We remember that so many other decisions -- like the building of the Los Angeles Aqueduct, also 100 years ago -- were made for us by deeply flawed and conflicted visionaries, planners, and builders, although they were people of courage too.

They used the rough, imperfect tools they had at hand to make a place in which to live, just as we do today, equally uncertain about the unintended consequences of our interventions in the nature that is all around us.

We're on the steps of the Natural History Museum this evening because we long to know how the past shapes who we are and because we cannot afford to be merely sojourners in Los Angeles. We're here to perceive ourselves the way we truly are and to acknowledge that ahead of us is the hard, heart-wrenching work of explanation, reconciliation, and -- just possibly - forgiveness.

That difficult work demands a wider and deeper knowledge of our history - knowledge drawn from the new wealth of information inside these walls, knowledge that is alive to the blending of peoples, histories, and cultures that is Los Angeles County, and knowledge includes the patterns of rainfall and wildfire, earthquake and flood, light and air that form the nature world in which Angeleños are embedded.
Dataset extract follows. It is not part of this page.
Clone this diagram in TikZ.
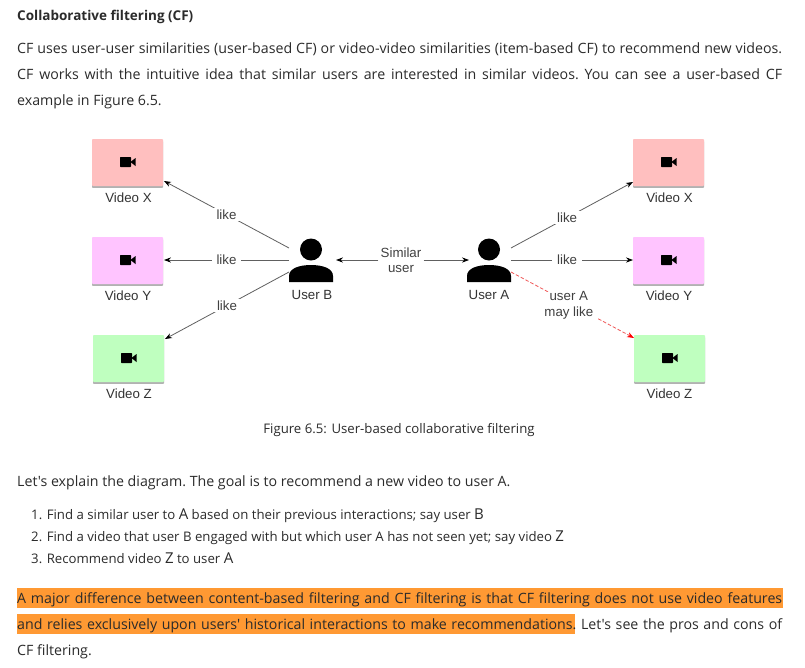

The elements of Los Angeles are the simplest: air, earth, sunshine, and too little water. Notice that last lack of perfection. Los Angeles has always invited misreading as a paradise. It never was, except in the extravagant sales pitch that brought so many of use there.

This place is not utopia or dystopia, neither heaven nor hell, but our home.

And so a last simple-minded question: Here it is ... our home. What will we make of it?